文化是一个民族的灵魂,文化认同是人们最深层次的认同。让人们于潜移默化中不断认识和理解身处其中的文化并对其产生强烈的认同,既是认同教育的重要内容,也是最有效的教育方式。文化符号或视觉形象(“标识”)是人们文化观形成的重要因素,因为人们获取外界信息绝大部分来自视觉。如此观之,习近平总书记提出的“树立和突出各民族共享的中华文化符号和中华民族形象”重要论述,就不仅仅是为了铸牢中华民族共同体意识而提出的重要实践方略,还有着极其深刻的方法论意义。
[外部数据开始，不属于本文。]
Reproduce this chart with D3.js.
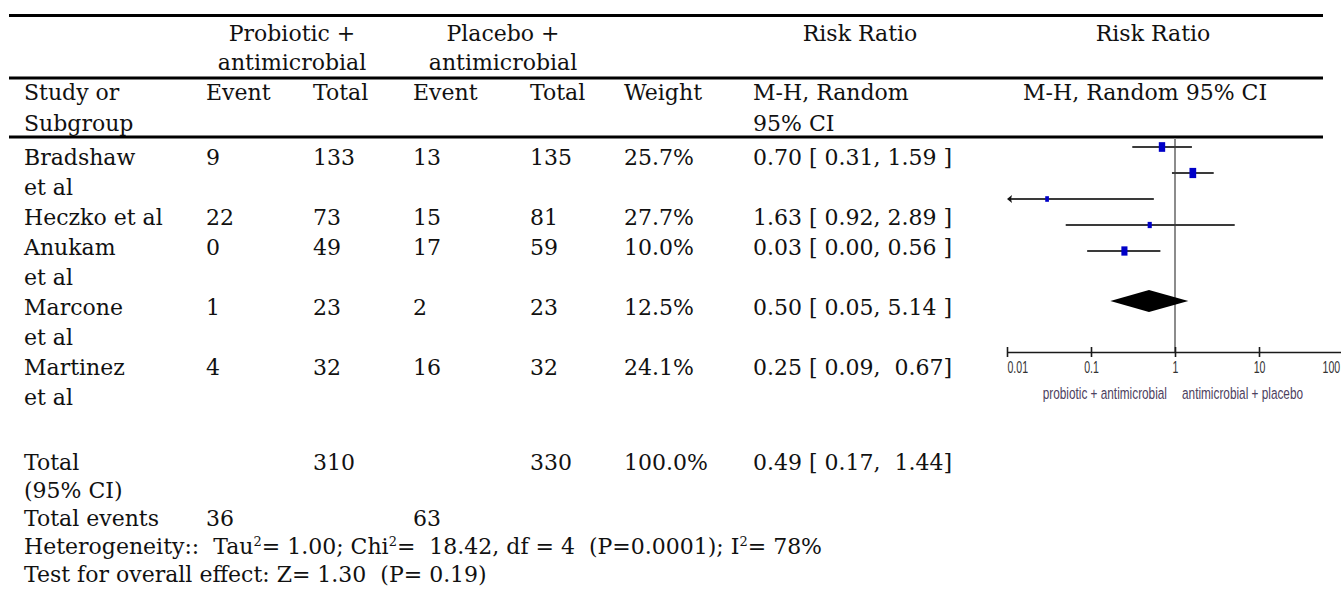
<!DOCTYPE html>
<html>
<head>
<meta charset="utf-8">
<title>forest plot</title>
<script src="https://d3js.org/d3.v7.min.js"></script>
<style>
    body { margin: 0; background: #fff; }
    svg { display: block; }
    .tbl text { font-family: "DejaVu Serif", serif; font-size: 22px; fill: #111; white-space: pre; }
    .rule { stroke: #000; stroke-width: 3px; }
    .axis path, .axis line { stroke: #1a1a1a; stroke-width: 1.6px; }
    .axis text { font-family: "Liberation Sans", Arial, sans-serif; font-size: 16px; fill: #333; }
    .legend { font-family: "Liberation Sans", Arial, sans-serif; font-size: 17px; fill: #4d4160; }
</style>
</head>
<body>
<script>
    // table values
    let studyLabels = [["Bradshaw", "et al"], ["Heczko et al"], ["Anukam", "et al"], ["Marcone", "et al"], ["Martinez", "et al"]];
    let probEvents = [9, 22, 0, 1, 4];
    let probTotals = [133, 73, 49, 23, 32];
    let placEvents = [13, 15, 17, 2, 16];
    let placTotals = [135, 81, 59, 23, 32];
    let weights = [25.7, 27.7, 10.0, 12.5, 24.1];
    let ciLabels = ["0.70 [ 0.31, 1.59 ]", "1.63 [ 0.92, 2.89 ]", "0.03 [ 0.00, 0.56 ]", "0.50 [ 0.05, 5.14 ]", "0.25 [ 0.09,  0.67]"];

    // forest values
    let rr = [0.70, 1.63, 0.03, 0.50, 0.25];
    let rrLow = [0.31, 0.92, 0.00, 0.05, 0.09];
    let rrHigh = [1.59, 2.89, 0.56, 5.14, 0.67];
    let pooled = { est: 0.49, low: 0.17, high: 1.44 };

    let totalRow = { prob: 310, plac: 330, weight: "100.0%", ci: "0.49 [ 0.17,  1.44]" };
    let totalEvents = { prob: 36, plac: 63 };
    let axisTicks = [0.01, 0.1, 1, 10, 100];
    let legendLabels = ["probiotic + antimicrobial", "antimicrobial + placebo"];

    let width = 1341;
    let height = 590;

    let svg = d3.select("body").append("svg")
        .attr("width", width)
        .attr("height", height);

    // column x positions
    let col = { study: 24, e1: 206, t1: 313, e2: 413, t2: 530, w: 624, ci: 753 };

    let tbl = svg.append("g").attr("class", "tbl");

    // header rules
    [15.5, 78, 137].forEach(y => {
        tbl.append("line").attr("class", "rule")
            .attr("x1", 9).attr("x2", 1323)
            .attr("y1", y).attr("y2", y);
    });

    function txt(x, y, s, anchor) {
        return tbl.append("text").attr("x", x).attr("y", y)
            .attr("text-anchor", anchor || "start").text(s);
    }

    txt(292, 41, "Probiotic +", "middle");
    txt(292, 70, "antimicrobial", "middle");
    txt(503, 41, "Placebo +", "middle");
    txt(503, 70, "antimicrobial", "middle");
    txt(860, 41, "Risk Ratio", "middle");
    txt(1153, 41, "Risk Ratio", "middle");

    txt(col.study, 100, "Study or");
    txt(col.study, 131, "Subgroup");
    txt(col.e1, 100, "Event");
    txt(col.t1, 100, "Total");
    txt(col.e2, 100, "Event");
    txt(col.t2, 100, "Total");
    txt(col.w, 100, "Weight");
    txt(col.ci, 100, "M-H, Random");
    txt(col.ci, 131, "95% CI");
    txt(1023, 100, "M-H, Random 95% CI");

    // body rows, 30px line pitch
    let lineH = 30;
    let firstBase = 165;
    let lineIdx = 0;
    studyLabels.forEach((lines, i) => {
        let y = firstBase + lineIdx * lineH;
        lines.forEach((l, j) => txt(col.study, y + j * lineH, l));
        txt(col.e1, y, probEvents[i]);
        txt(col.t1, y, probTotals[i]);
        txt(col.e2, y, placEvents[i]);
        txt(col.t2, y, placTotals[i]);
        txt(col.w, y, weights[i].toFixed(1) + "%");
        txt(col.ci, y, ciLabels[i]);
        lineIdx += lines.length;
    });

    let yTot = 470;
    let step = 28;
    txt(col.study, yTot, "Total");
    txt(col.study, yTot + step, "(95% CI)");
    txt(col.t1, yTot, totalRow.prob);
    txt(col.t2, yTot, totalRow.plac);
    txt(col.w, yTot, totalRow.weight);
    txt(col.ci, yTot, totalRow.ci);

    let yEv = yTot + 2 * step;
    txt(col.study, yEv, "Total events");
    txt(col.e1, yEv, totalEvents.prob);
    txt(col.e2, yEv, totalEvents.plac);

    let het = tbl.append("text").attr("x", col.study).attr("y", yEv + step);
    het.append("tspan").text("Heterogeneity::  Tau");
    het.append("tspan").attr("font-size", "13px").attr("dy", -8).text("2");
    het.append("tspan").attr("dy", 8).text("= 1.00; Chi");
    het.append("tspan").attr("font-size", "13px").attr("dy", -8).text("2");
    het.append("tspan").attr("dy", 8).text("=  18.42, df = 4  (P=0.0001); I");
    het.append("tspan").attr("font-size", "13px").attr("dy", -8).text("2");
    het.append("tspan").attr("dy", 8).text("= 78%");

    txt(col.study, yEv + 2 * step, "Test for overall effect: Z= 1.30  (P= 0.19)");

    // forest plot
    let x = d3.scaleLog()
        .domain([0.01, 100])
        .range([1007, 1343]);

    let y = d3.scaleLinear()
        .domain([0, 4])
        .range([147, 251]);

    let boxW = d3.scaleLinear().domain([0, 30]).range([2, 7.1]);
    let boxH = d3.scaleLinear().domain([0, 30]).range([3, 10.8]);

    let axisY = 352;
    let plot = svg.append("g");

    plot.append("line")
        .attr("x1", x(1)).attr("x2", x(1))
        .attr("y1", 138).attr("y2", axisY)
        .attr("stroke", "#8c8c8c").attr("stroke-width", 2);

    let idx = d3.range(rr.length);
    let clampLo = d => Math.max(d, 0.01);

    plot.selectAll("line.ci")
        .data(idx)
        .join("line")
        .attr("class", "ci")
        .attr("x1", i => x(clampLo(rrLow[i])) + (rrLow[i] < 0.01 ? 3 : 0))
        .attr("x2", i => x(rrHigh[i]))
        .attr("y1", i => y(i)).attr("y2", i => y(i))
        .attr("stroke", "#3a3a3a").attr("stroke-width", 2);

    // arrow for CIs that run off the left edge
    plot.selectAll("path.arrow")
        .data(idx.filter(i => rrLow[i] < 0.01))
        .join("path")
        .attr("class", "arrow")
        .attr("d", i => {
            let x0 = x(0.01), y0 = y(i);
            return `M${x0},${y0}L${x0 + 5},${y0 - 4}L${x0 + 4},${y0}L${x0 + 5},${y0 + 4}Z`;
        })
        .attr("fill", "#111");

    plot.selectAll("rect.box")
        .data(idx)
        .join("rect")
        .attr("class", "box")
        .attr("x", i => x(rr[i]) - boxW(weights[i]) / 2)
        .attr("y", i => y(i) - boxH(weights[i]) / 2)
        .attr("width", i => boxW(weights[i]))
        .attr("height", i => boxH(weights[i]))
        .attr("fill", "#0000c8");

    let dY = 301, dH = 11;
    plot.append("path")
        .attr("d", `M${x(pooled.low)},${dY}L${x(pooled.est)},${dY - dH}L${x(pooled.high)},${dY}L${x(pooled.est)},${dY + dH}Z`)
        .attr("fill", "#000");

    let xAxis = d3.axisBottom(x)
        .tickValues(axisTicks)
        .tickFormat(d => String(d))
        .tickSizeInner(5)
        .tickSizeOuter(0)
        .tickPadding(5);

    let ax = plot.append("g")
        .attr("class", "axis")
        .attr("transform", "translate(0," + axisY + ")")
        .call(xAxis);
    ax.selectAll(".tick line").attr("y1", -5);
    let nT = axisTicks.length;
    // squeeze labels horizontally to mimic a narrow face
    ax.selectAll(".tick text")
        .attr("text-anchor", (d, i) => i === 0 ? "start" : (i === nT - 1 ? "end" : "middle"))
        .attr("x", (d, i) => i === nT - 1 ? -5 : 0)
        .attr("transform", "scale(0.66,1)");

    let legendX = [x(1) - 8, x(1) + 7];
    plot.selectAll("g.legend")
        .data(legendLabels)
        .join("g")
        .attr("class", "legend-g")
        .attr("transform", (d, i) => `translate(${legendX[i]},399) scale(0.695,1)`)
        .append("text")
        .attr("class", "legend")
        .attr("text-anchor", (d, i) => i === 0 ? "end" : "start")
        .text(d => d);
</script>
</body>
</html>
简而言之,树立和突出各民族共享的中华文化符号和中华民族形象可增强人们对中华文化和中华民族的认同,是铸牢中华民族共同体意识的重要途径之一。从认识论的角度看,人们常说的“符号”与“标识”,首先是与视觉关联在一起,因为当人们谈论一种“符号”或“标识”的时候,总是通过“看”而获得对它的最初认识。视觉是通过视觉器官——眼睛,来接受一定波长的外来光刺激,经过视觉神经和大脑进行编码加工及分析处理后所获得的直观感觉。研究认为,人所感知的外界信息超过80%来自视觉,视觉当仁不让成为“最核心的感知力”[1]1。关于视觉对人们认识世界的重要性,中西方认识论史上都有很多论述,而西方表现尤甚。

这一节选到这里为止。